Use this data to craft a position that speaks directly to your ICP’s pains and aspirations, highlighting your unique value. Adjust your pricing to align with the perceived and actual value your solution provides.
Example: A project management software company initially competed on price. Customer feedback data, however, revealed that customers truly valued the massive time savings their platform delivered. They used this “time saved” data point to shift their positioning, emphasizing ROI and productivity gains. This allowed them to successfully implement a value-based pricing model that captured more revenue per customer.
Step 4: Pick and Optimize Your Channels with Data
You know who to reach, how they buy, and what message resonates. Now, where do you meet them? Throwing money at every channel isn’t the answer. Data tells you where your ICP hangs out and which channels deliver results.
Religiously track performance data across all your outreach efforts:
- Digital Campaigns: Look at cost per lead, conversion rates through the funnel, and pipeline generated from LinkedIn Ads, Google Ads, email marketing platforms and ABM platforms.

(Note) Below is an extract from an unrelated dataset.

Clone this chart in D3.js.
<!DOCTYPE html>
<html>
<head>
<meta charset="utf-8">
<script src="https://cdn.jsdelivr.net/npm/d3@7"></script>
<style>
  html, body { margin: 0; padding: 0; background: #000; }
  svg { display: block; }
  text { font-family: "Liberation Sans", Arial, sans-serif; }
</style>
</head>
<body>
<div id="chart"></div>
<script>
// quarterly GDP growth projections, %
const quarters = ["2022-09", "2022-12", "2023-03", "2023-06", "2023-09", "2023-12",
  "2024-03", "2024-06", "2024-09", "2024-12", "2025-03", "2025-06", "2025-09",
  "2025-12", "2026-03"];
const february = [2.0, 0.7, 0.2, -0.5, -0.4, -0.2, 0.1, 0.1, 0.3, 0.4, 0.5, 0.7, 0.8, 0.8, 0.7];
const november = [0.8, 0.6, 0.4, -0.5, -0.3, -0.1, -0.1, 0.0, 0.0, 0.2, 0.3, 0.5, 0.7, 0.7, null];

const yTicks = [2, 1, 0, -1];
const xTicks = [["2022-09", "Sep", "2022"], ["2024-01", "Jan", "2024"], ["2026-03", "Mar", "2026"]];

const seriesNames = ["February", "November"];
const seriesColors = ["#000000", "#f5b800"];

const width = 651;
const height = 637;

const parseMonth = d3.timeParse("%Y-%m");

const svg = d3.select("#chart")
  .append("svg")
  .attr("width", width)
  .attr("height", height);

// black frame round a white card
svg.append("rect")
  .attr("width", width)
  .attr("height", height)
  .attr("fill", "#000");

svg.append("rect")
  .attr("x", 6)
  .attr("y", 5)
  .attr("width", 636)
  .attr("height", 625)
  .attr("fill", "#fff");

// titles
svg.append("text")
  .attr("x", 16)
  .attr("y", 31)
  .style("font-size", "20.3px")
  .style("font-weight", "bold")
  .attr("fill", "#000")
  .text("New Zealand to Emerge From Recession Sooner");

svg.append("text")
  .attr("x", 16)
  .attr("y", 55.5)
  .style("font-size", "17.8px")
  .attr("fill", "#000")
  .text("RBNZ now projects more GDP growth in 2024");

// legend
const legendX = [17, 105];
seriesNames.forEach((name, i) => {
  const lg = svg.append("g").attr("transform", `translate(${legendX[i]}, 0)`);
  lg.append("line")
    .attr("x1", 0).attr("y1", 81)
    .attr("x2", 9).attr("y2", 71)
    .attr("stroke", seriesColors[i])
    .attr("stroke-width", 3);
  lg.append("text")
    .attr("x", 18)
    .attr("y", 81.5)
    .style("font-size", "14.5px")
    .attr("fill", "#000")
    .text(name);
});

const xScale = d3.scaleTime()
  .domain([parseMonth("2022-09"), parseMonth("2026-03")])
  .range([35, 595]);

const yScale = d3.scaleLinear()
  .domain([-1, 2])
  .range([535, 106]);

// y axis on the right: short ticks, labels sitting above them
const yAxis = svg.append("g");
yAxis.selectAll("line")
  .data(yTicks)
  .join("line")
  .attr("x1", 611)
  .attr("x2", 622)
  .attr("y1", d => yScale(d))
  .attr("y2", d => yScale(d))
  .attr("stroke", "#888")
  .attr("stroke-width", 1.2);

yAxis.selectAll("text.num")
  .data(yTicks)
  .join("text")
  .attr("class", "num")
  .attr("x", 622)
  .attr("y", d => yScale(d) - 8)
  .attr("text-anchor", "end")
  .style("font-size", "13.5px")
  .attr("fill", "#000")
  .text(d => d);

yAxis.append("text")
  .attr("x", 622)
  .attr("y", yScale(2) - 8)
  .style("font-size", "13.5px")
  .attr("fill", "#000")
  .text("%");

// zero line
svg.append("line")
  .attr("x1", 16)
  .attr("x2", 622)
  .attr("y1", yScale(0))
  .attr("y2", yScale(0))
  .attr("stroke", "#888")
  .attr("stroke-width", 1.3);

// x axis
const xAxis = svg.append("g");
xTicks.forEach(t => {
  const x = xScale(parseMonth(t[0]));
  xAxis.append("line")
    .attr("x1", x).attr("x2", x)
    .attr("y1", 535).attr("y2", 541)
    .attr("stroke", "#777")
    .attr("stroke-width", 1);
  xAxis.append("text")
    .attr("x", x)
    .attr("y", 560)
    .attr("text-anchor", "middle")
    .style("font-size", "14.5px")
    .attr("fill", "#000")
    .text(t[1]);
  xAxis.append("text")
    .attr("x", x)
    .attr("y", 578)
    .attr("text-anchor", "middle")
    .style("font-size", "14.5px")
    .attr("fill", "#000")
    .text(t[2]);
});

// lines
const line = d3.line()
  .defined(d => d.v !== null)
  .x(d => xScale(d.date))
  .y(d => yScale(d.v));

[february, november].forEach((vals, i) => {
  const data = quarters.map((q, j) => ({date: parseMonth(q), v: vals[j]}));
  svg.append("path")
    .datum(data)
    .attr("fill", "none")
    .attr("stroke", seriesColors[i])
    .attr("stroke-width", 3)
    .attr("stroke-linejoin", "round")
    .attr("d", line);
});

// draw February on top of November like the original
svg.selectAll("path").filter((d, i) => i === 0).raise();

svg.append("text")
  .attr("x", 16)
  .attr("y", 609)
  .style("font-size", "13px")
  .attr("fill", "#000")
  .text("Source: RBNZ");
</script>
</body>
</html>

- Other Activities: For events or direct mail, find ways to track responses and ROI.
Analyze this data regularly. Don’t just pat yourself on the back for clicks; follow those clicks through to opportunities and revenue. Which channels consistently bring in the right kind of leads who close? Shift your budget towards the winners.

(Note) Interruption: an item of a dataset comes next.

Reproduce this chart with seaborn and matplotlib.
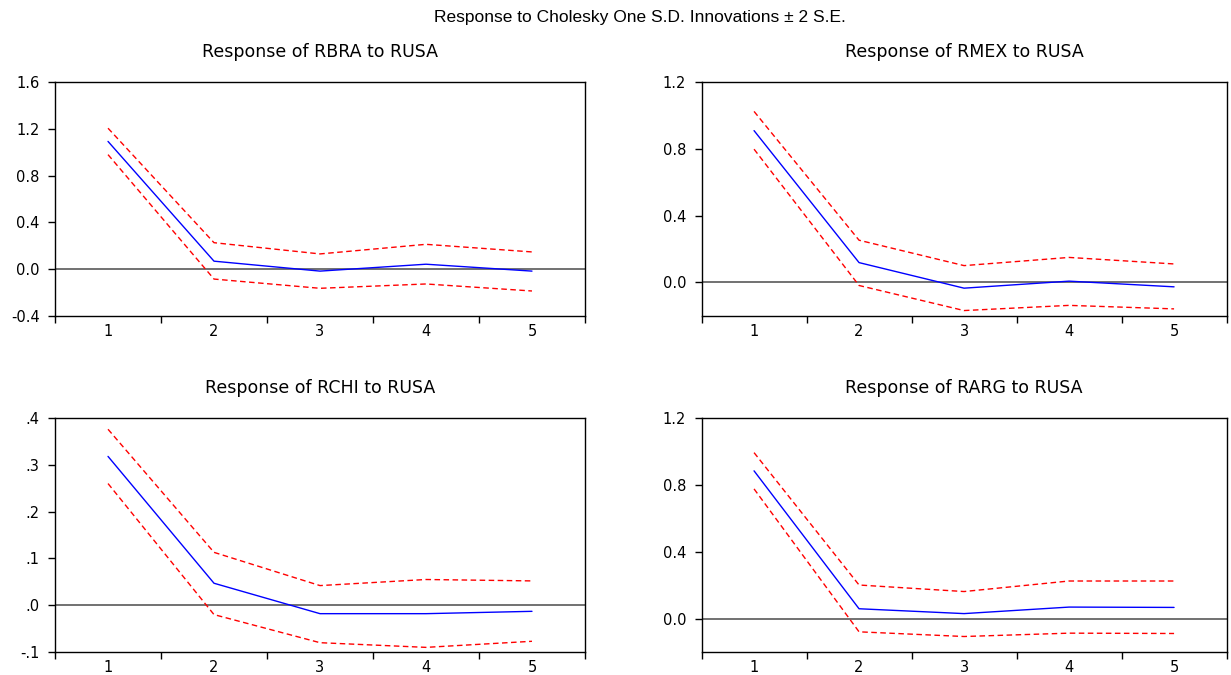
import numpy as np
import pandas as pd
import matplotlib
matplotlib.use("Agg")
import matplotlib.pyplot as plt
import seaborn as sns
from matplotlib.ticker import FixedLocator, FuncFormatter

# ---------------- data ----------------
periods = [1, 2, 3, 4, 5]

rbra_resp = [1.092, 0.068, -0.017, 0.042, -0.017]
rbra_upper = [1.205, 0.226, 0.130, 0.212, 0.147]
rbra_lower = [0.979, -0.085, -0.164, -0.127, -0.187]

rmex_resp = [0.909, 0.119, -0.034, 0.008, -0.026]
rmex_upper = [1.024, 0.253, 0.101, 0.150, 0.111]
rmex_lower = [0.798, -0.018, -0.168, -0.137, -0.158]

rchi_resp = [0.318, 0.047, -0.018, -0.018, -0.013]
rchi_upper = [0.376, 0.113, 0.042, 0.055, 0.052]
rchi_lower = [0.260, -0.020, -0.080, -0.090, -0.077]

rarg_resp = [0.884, 0.059, 0.030, 0.069, 0.067]
rarg_upper = [0.993, 0.201, 0.162, 0.225, 0.225]
rarg_lower = [0.776, -0.079, -0.107, -0.087, -0.089]

panel_titles = ["Response of RBRA to RUSA", "Response of RMEX to RUSA",
                "Response of RCHI to RUSA", "Response of RARG to RUSA"]
main_title = "Response to Cholesky One S.D. Innovations \u00b1 2 S.E."

y_limits = [(-0.4, 1.6), (-0.2, 1.2), (-0.1, 0.4), (-0.2, 1.2)]
y_ticks = [[-0.4, 0.0, 0.4, 0.8, 1.2, 1.6],
           [0.0, 0.4, 0.8, 1.2],
           [-0.1, 0.0, 0.1, 0.2, 0.3, 0.4],
           [0.0, 0.4, 0.8, 1.2]]

series = [(rbra_resp, rbra_upper, rbra_lower),
          (rmex_resp, rmex_upper, rmex_lower),
          (rchi_resp, rchi_upper, rchi_lower),
          (rarg_resp, rarg_upper, rarg_lower)]

# ---------------- style ----------------
sns.set_style("ticks")
plt.rcParams["font.family"] = ["Liberation Sans", "DejaVu Sans"]
plt.rcParams["text.color"] = "black"
plt.rcParams["xtick.color"] = "black"
plt.rcParams["ytick.color"] = "black"
plt.rcParams["xtick.labelcolor"] = "black"
plt.rcParams["ytick.labelcolor"] = "black"
plt.rcParams["axes.titlecolor"] = "black"
wide_font = ["DejaVu Sans"]

fig = plt.figure(figsize=(12.31, 6.75), dpi=100)

positions = [
    [0.0447, 0.532, 0.4305, 0.3465],
    [0.5699, 0.532, 0.4265, 0.3465],
    [0.0447, 0.034, 0.4305, 0.3467],
    [0.5699, 0.034, 0.4265, 0.3467],
]

def fmt_plain(v, pos):
    return f"{v:.1f}"

def fmt_nolead(v, pos):
    s = f"{v:.1f}"
    return s.replace("0.", ".")

for i, (pos, (resp, up, lo)) in enumerate(zip(positions, series)):
    ax = fig.add_axes(pos)
    df = pd.DataFrame({
        "period": periods * 3,
        "value": list(resp) + list(up) + list(lo),
        "line": ["resp"] * 5 + ["upper"] * 5 + ["lower"] * 5,
    })
    ax.axhline(0, color="#666666", lw=1.3, zorder=1)
    sns.lineplot(data=df[df.line == "resp"], x="period", y="value", ax=ax,
                 color="#0000FF", lw=1.0, zorder=3)
    for name in ["upper", "lower"]:
        sns.lineplot(data=df[df.line == name], x="period", y="value", ax=ax,
                     color="#FF0000", lw=1.0, zorder=2,
                     linestyle=(0, (4, 2.5)))
    ax.set_xlim(0.5, 5.5)
    ax.set_ylim(*y_limits[i])
    ax.set_xlabel("")
    ax.set_ylabel("")
    ax.xaxis.set_major_locator(FixedLocator(periods))
    ax.xaxis.set_minor_locator(FixedLocator([0.5, 1.5, 2.5, 3.5, 4.5, 5.5]))
    ax.tick_params(axis="x", which="major", length=0, pad=6, labelsize=10.5)
    ax.tick_params(axis="x", which="minor", length=5, width=1.0, direction="out")
    ax.yaxis.set_major_locator(FixedLocator(y_ticks[i]))
    ax.yaxis.set_major_formatter(FuncFormatter(fmt_nolead if i == 2 else fmt_plain))
    ax.tick_params(axis="y", length=5, width=1.0, direction="out", pad=6, labelsize=10.5)
    for lab in ax.get_xticklabels() + ax.get_yticklabels():
        lab.set_family(wide_font)
    for s in ax.spines.values():
        s.set_visible(True)
        s.set_color("black")
        s.set_linewidth(1.0)
    ax.set_title(panel_titles[i], fontsize=12.5, pad=18, family=wide_font, color="black")

fig.suptitle(main_title, x=0.52, y=0.985, fontsize=12.5, color="black")

fig.savefig("out.png", dpi=100)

Example: A marketing platform was spending heavily on general display ads. Data showed leads from highly targeted LinkedIn campaigns, though more expensive per click, converted into qualified opportunities at a rate four times higher. Seeing this clear funnel data, they drastically cut display ad spend and invested heavily in LinkedIn, improving overall marketing ROI.
Step 5: Keep the Data Loop Going: Measure, Learn, Adjust
Building a data-driven GTM strategy isn’t a project you finish; it’s an ongoing process. You need to constantly watch what’s happening, understand why, and make smart adjustments.
Set up dashboards to easily track key performance indicators (KPIs) that matter:
- Costs: Customer Acquisition Cost (CAC).
- Speed: Pipeline Velocity.
- Value: Customer Lifetime Value (CLV).
- Efficiency: Conversion Rates at every step (website visitor to lead, MQL to SQL, Opportunity to Closed-Won).
- Effectiveness: Win Rate, Average Deal Size.
Tools like Tableau or Power BI make your data visual and easy to understand. Meet regularly with sales and marketing to review these numbers. Where are people dropping off? Where are you excelling? Use those insights to tweak messaging, refine processes, or reallocate resources.
Example: Your data dashboard shows a sudden dip in the conversion rate from ‘Demo Attended’ to ‘Proposal Sent.’ Digging into call notes or feedback, you discover a new common objection. Armed with this data, you can quickly create a new sales playbook or FAQ to address it, helping your sales team overcome that bottleneck.
Navigating the Bumps in the Road
Making this shift isn’t always perfectly smooth. You’ll likely hit some bumps:
Data Living Everywhere: Work towards a unified data platform (CDP or data warehouse) or invest in robust integration tools.
Inaccurate or incomplete data: Implement regular data cleaning processes, enforce data entry standards, and emphasize data quality across teams.
Knowing How to Use It: Invest in training, consider hiring data specialists, or partner with external experts.
Conclusion:
The B2B world is evolving, and the businesses that win are the ones using data not just for reporting, but as the driving force behind their strategy. By systematically applying data to understand your perfect customer, map their buying journey, nail your positioning and pricing, pick the right channels, and constantly measure and adapt, you’re not just building a GTM strategy but building a highly optimized engine for growth.
Don’t feel like you need to conquer all five steps overnight. Start small. Pick one area to focus on, maybe refining your ICP using existing CRM data, or mapping the early buyer journey based on website analytics. Test, learn, and let the data show you where to go next. The future belongs to the B2B companies that truly listen to what the data is telling them.